■ **WHAT TO PRODUCE**: Records follow. Select each line holding "that".

::: DATASET ROWS :::

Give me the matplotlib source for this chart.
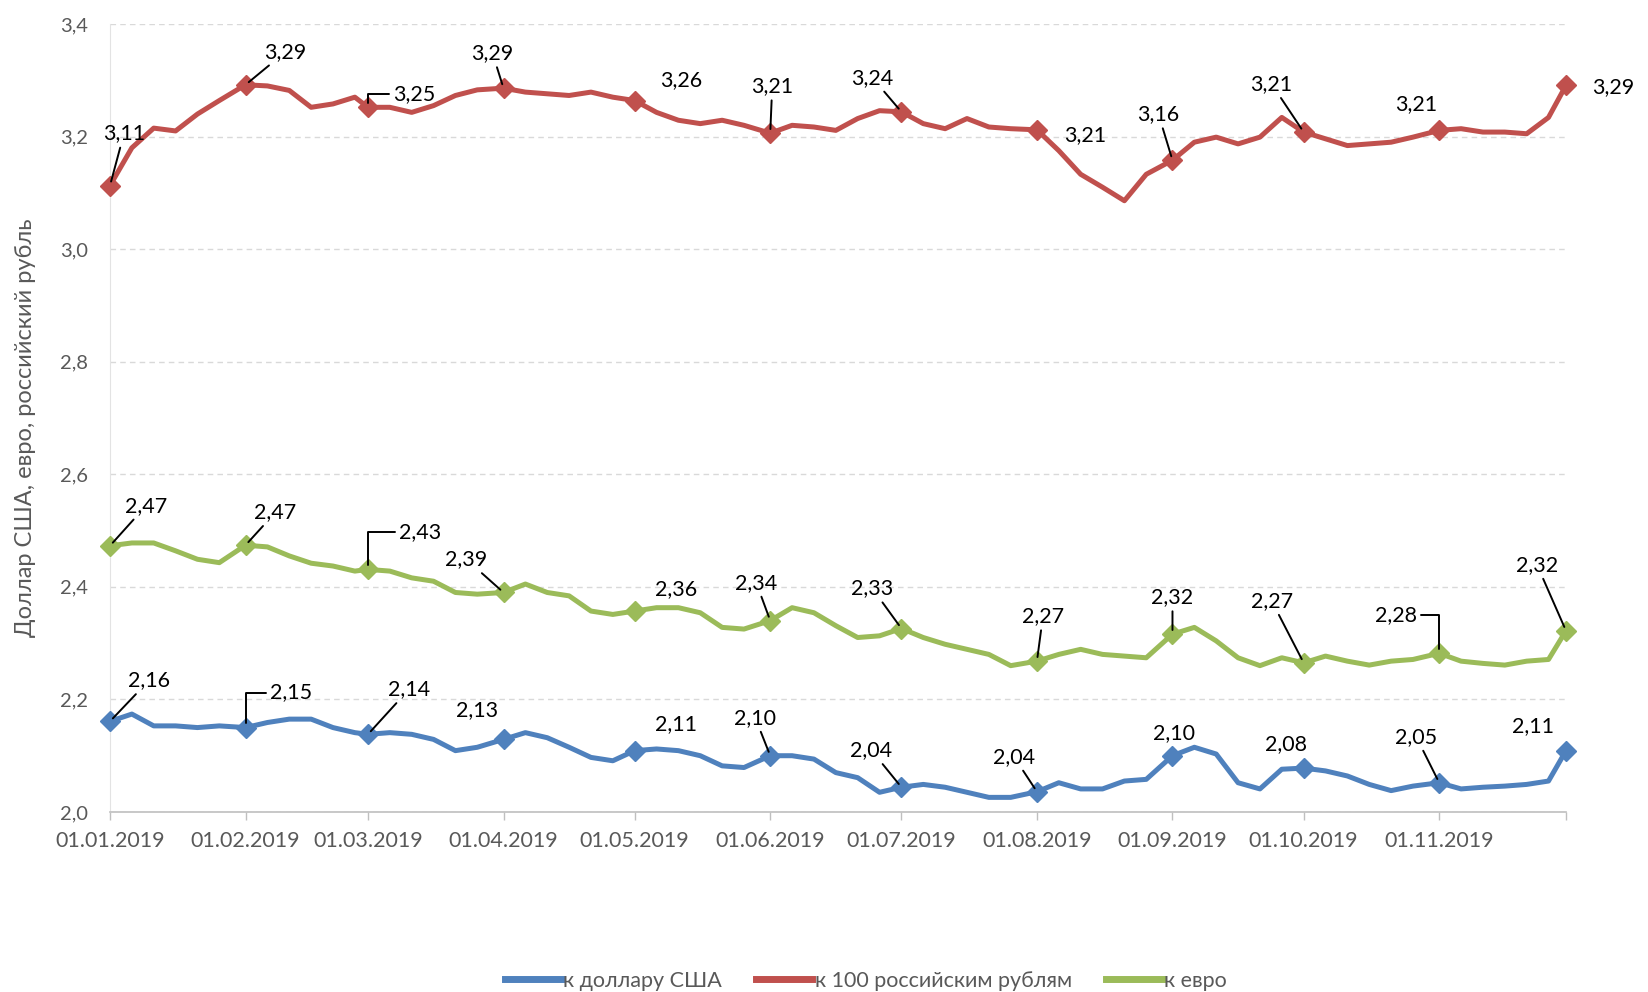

:::
::: DATASET ROWS :::

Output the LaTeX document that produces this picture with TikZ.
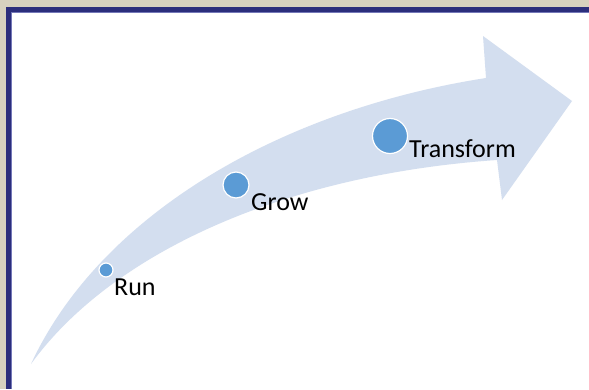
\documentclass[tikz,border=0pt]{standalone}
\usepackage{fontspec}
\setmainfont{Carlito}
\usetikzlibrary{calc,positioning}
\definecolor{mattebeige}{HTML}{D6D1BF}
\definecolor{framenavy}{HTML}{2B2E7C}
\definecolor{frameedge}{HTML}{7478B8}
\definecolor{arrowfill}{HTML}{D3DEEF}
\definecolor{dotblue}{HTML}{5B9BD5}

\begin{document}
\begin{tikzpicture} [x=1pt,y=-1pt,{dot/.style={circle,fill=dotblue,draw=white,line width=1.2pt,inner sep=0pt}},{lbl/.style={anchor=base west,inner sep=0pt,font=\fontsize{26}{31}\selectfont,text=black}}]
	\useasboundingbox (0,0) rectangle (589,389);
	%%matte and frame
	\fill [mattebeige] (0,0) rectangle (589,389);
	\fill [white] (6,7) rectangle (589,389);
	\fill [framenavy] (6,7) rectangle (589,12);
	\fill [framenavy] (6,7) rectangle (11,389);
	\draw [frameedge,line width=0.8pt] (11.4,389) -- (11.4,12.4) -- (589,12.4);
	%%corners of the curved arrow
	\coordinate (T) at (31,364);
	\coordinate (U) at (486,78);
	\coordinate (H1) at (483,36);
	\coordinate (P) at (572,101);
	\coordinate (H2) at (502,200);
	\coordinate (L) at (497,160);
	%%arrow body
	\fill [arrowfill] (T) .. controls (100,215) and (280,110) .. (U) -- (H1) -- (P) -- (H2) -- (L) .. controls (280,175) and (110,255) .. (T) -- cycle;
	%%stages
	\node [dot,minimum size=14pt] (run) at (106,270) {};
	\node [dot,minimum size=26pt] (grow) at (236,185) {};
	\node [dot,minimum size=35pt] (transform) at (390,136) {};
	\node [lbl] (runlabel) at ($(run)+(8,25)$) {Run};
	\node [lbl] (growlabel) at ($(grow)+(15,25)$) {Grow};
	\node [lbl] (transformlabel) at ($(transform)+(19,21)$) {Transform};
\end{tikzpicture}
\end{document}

:::
::: DATASET ROWS :::

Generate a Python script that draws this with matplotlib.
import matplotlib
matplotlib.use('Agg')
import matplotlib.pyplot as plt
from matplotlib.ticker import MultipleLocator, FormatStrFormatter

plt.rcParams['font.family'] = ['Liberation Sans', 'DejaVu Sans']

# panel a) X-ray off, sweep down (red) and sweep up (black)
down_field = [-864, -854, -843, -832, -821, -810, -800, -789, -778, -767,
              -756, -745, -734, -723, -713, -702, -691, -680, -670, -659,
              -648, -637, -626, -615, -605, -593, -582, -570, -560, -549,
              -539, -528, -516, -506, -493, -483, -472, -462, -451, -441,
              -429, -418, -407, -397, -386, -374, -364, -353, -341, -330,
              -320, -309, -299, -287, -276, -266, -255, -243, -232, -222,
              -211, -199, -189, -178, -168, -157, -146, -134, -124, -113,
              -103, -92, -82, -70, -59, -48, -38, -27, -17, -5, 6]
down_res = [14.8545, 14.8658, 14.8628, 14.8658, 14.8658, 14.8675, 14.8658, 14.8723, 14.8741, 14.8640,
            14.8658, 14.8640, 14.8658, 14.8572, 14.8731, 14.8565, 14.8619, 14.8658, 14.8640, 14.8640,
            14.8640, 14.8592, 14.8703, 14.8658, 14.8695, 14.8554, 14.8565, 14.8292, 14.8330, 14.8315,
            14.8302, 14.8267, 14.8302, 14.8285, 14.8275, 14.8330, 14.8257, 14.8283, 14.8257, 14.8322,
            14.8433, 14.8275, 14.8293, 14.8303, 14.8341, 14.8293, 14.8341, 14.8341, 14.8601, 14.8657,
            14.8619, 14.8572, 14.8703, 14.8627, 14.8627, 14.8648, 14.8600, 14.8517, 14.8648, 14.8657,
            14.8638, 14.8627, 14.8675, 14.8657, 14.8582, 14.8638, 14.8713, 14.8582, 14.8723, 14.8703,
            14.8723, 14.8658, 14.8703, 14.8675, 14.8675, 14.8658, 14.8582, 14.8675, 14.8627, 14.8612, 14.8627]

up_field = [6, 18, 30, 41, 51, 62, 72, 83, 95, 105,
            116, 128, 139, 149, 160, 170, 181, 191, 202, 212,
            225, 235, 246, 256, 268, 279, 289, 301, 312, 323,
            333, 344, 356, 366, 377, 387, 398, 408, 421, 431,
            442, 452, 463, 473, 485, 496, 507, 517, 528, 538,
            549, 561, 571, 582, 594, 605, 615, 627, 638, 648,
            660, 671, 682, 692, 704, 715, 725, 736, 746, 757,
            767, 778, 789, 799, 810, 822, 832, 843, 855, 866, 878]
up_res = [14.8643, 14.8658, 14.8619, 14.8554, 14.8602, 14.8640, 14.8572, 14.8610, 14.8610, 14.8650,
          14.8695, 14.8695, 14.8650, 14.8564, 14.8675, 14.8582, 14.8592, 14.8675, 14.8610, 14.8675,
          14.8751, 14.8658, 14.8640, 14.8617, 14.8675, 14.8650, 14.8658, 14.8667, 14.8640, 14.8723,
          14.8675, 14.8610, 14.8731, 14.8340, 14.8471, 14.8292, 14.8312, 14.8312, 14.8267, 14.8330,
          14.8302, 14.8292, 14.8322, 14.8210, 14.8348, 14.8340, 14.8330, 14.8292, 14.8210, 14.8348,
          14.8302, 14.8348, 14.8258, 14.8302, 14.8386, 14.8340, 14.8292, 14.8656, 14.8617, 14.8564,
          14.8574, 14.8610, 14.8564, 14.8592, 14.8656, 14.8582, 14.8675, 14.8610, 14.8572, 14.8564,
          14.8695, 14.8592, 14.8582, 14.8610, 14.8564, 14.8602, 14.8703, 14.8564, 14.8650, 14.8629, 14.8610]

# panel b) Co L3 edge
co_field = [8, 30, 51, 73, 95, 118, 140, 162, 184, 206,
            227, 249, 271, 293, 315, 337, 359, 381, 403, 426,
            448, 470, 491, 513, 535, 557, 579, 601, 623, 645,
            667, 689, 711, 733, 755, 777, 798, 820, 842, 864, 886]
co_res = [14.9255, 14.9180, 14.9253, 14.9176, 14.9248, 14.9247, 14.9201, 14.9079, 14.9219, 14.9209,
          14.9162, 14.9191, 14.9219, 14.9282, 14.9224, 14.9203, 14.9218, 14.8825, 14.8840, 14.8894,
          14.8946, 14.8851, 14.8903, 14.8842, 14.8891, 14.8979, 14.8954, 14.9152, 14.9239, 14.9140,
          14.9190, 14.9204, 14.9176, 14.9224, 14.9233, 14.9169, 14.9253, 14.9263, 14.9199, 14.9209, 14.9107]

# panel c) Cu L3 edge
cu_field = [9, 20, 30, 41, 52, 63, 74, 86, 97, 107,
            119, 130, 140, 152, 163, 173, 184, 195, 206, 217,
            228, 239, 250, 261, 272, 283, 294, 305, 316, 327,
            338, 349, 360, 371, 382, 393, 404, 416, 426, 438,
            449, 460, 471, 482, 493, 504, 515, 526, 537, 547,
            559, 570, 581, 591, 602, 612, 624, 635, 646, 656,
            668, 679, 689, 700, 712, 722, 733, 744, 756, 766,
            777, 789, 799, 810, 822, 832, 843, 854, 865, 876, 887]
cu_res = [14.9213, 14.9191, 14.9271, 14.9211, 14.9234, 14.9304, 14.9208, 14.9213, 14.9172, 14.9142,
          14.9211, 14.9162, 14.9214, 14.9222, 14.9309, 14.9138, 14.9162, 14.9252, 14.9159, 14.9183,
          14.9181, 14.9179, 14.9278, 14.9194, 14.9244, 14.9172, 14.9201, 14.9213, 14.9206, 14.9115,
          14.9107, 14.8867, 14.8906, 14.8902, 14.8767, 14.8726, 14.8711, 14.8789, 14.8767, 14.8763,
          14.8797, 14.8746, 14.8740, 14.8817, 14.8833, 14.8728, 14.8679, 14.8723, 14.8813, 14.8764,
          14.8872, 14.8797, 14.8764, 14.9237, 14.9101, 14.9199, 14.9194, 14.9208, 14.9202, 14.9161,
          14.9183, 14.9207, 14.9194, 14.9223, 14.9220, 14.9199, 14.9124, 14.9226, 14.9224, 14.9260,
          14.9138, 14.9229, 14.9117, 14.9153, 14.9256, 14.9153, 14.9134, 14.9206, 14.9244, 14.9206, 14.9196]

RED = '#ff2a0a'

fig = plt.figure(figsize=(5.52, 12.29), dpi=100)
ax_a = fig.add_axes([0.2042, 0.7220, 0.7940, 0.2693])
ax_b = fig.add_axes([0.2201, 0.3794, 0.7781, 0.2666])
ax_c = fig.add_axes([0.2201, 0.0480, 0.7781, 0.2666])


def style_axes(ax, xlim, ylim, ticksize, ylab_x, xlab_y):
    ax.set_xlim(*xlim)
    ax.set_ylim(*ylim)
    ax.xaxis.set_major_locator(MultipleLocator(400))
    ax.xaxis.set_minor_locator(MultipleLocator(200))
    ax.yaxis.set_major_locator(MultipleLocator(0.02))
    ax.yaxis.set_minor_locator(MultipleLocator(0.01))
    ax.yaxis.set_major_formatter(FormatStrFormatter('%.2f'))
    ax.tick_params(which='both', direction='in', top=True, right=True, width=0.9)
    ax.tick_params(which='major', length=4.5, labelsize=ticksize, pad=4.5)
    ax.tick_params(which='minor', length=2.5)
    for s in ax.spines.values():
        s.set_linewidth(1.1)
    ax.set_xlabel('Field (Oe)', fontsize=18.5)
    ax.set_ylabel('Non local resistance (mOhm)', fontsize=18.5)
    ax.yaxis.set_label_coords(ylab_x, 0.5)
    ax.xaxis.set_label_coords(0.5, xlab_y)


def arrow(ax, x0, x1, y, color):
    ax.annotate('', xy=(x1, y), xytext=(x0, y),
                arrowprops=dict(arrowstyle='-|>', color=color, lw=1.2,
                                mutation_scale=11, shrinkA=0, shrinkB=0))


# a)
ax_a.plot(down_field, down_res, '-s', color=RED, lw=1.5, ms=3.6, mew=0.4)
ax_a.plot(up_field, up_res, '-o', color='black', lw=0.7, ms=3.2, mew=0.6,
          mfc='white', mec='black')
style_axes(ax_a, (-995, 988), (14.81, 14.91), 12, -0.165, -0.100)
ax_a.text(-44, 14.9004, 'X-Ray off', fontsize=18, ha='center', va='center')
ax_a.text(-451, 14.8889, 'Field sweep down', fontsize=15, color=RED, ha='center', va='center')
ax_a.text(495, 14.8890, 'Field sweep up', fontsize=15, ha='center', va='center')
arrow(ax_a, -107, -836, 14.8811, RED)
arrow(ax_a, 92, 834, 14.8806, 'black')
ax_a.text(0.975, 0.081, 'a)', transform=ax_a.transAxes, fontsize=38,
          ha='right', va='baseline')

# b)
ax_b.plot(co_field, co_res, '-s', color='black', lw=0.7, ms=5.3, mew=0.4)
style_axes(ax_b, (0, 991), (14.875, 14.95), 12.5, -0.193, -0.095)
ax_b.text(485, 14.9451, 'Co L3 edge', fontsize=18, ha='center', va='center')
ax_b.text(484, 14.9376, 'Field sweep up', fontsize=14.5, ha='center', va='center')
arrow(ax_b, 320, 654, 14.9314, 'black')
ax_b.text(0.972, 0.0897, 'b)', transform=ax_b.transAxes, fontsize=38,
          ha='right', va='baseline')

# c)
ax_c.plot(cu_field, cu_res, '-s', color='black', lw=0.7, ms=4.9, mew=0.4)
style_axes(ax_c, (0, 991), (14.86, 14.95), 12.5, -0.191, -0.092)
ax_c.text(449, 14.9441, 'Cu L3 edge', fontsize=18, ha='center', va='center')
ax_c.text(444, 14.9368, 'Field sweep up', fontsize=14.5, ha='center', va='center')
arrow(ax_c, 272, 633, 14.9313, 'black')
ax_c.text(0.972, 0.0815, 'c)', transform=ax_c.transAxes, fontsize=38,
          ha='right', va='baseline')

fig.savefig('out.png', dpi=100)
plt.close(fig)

:::

■ **ANSWER TO THE EXERCISE**:
Output the LaTeX document that produces this picture with TikZ.
Generate a Python script that draws this with matplotlib.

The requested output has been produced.